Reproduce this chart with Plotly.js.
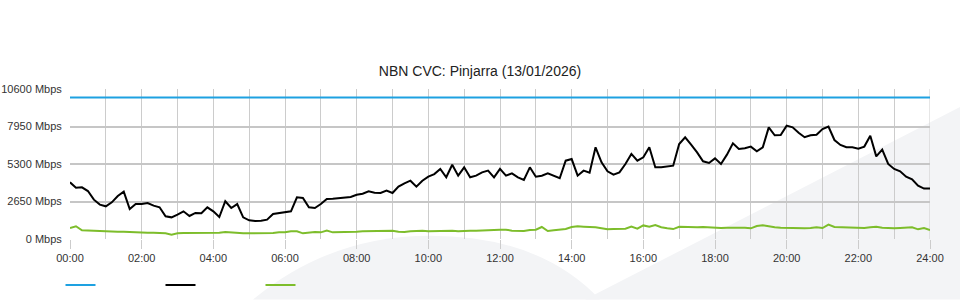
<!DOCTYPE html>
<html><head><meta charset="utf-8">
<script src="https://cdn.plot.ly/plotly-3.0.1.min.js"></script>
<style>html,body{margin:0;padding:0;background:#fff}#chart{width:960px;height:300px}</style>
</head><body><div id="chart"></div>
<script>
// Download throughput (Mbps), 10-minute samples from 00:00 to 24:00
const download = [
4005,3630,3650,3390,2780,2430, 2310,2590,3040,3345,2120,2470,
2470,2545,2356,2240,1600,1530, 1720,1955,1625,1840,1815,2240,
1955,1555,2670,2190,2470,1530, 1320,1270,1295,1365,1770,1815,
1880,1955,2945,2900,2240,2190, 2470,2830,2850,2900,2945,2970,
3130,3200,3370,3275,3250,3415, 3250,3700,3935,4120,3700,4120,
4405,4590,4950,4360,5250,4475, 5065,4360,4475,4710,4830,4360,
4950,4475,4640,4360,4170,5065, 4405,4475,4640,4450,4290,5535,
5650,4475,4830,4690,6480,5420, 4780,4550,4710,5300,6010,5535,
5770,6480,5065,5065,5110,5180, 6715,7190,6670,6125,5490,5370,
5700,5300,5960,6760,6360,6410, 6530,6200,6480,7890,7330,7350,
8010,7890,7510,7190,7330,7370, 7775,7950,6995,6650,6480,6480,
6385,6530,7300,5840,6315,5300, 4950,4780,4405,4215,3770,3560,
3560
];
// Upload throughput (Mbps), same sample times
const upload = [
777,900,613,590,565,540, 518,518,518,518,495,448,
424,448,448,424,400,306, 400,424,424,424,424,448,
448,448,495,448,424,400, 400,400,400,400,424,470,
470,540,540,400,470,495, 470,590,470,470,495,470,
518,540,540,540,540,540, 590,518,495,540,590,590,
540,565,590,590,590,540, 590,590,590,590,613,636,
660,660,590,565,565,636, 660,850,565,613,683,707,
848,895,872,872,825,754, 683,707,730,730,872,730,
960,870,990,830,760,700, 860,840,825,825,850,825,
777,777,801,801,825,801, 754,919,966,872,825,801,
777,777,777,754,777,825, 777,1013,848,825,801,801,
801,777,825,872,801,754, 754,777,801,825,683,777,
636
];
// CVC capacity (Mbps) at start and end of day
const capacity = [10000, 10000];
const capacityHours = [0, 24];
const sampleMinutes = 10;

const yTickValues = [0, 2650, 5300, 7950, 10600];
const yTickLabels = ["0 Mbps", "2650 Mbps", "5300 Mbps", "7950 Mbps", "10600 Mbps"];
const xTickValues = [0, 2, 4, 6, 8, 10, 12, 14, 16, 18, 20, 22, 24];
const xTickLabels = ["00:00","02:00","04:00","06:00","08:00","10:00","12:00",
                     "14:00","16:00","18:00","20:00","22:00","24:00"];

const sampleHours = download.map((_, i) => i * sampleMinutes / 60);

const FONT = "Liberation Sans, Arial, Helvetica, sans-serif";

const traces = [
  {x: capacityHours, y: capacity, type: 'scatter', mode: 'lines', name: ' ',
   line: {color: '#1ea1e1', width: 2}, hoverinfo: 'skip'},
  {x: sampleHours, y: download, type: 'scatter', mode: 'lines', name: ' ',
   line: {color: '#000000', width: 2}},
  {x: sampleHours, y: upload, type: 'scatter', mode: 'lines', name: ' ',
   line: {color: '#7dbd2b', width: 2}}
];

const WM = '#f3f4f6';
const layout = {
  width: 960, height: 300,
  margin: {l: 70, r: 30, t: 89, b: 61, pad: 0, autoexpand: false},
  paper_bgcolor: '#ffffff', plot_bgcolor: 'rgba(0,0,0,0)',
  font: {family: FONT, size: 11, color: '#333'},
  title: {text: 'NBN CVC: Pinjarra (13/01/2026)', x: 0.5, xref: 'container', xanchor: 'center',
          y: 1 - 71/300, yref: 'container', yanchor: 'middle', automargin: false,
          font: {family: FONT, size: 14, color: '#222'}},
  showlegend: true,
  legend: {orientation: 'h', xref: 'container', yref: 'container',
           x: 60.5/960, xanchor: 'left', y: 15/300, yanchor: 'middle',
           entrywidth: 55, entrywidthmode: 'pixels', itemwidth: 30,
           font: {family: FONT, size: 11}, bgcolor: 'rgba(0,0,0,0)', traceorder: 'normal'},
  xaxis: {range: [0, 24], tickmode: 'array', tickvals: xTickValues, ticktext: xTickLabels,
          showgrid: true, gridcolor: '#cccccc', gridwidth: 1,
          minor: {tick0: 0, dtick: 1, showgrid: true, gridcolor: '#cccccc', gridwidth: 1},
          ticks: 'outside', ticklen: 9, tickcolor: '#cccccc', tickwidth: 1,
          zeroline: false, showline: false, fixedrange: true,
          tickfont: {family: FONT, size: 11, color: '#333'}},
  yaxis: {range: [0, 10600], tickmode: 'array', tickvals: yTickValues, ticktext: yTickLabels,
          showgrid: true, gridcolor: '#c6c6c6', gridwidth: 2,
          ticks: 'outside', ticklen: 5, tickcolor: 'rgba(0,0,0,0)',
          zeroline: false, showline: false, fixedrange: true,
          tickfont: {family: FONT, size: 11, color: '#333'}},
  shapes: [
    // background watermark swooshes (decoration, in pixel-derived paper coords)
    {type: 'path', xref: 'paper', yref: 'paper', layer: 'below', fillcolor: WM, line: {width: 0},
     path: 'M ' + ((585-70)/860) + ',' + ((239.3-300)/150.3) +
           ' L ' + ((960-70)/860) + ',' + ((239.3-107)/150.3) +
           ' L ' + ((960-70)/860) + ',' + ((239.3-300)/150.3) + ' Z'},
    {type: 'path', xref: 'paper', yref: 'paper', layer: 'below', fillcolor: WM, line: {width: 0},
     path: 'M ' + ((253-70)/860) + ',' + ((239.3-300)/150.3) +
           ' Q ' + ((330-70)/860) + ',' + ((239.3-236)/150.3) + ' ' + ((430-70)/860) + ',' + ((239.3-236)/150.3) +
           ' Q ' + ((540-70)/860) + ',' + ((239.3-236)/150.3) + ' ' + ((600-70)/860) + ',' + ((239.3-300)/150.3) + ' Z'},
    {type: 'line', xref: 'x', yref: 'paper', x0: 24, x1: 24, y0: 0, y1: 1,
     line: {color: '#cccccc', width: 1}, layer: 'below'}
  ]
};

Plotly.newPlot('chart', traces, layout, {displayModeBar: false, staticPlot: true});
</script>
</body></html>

TASK DESCRIPTION — Gather each line that holds "chart".

EXPECTED ANSWER —
Reproduce this chart with Plotly.js.
<style>html,body{margin:0;padding:0;background:#fff}#chart{width:960px;height:300px}</style>
</head><body><div id="chart"></div>
Plotly.newPlot('chart', traces, layout, {displayModeBar: false, staticPlot: true});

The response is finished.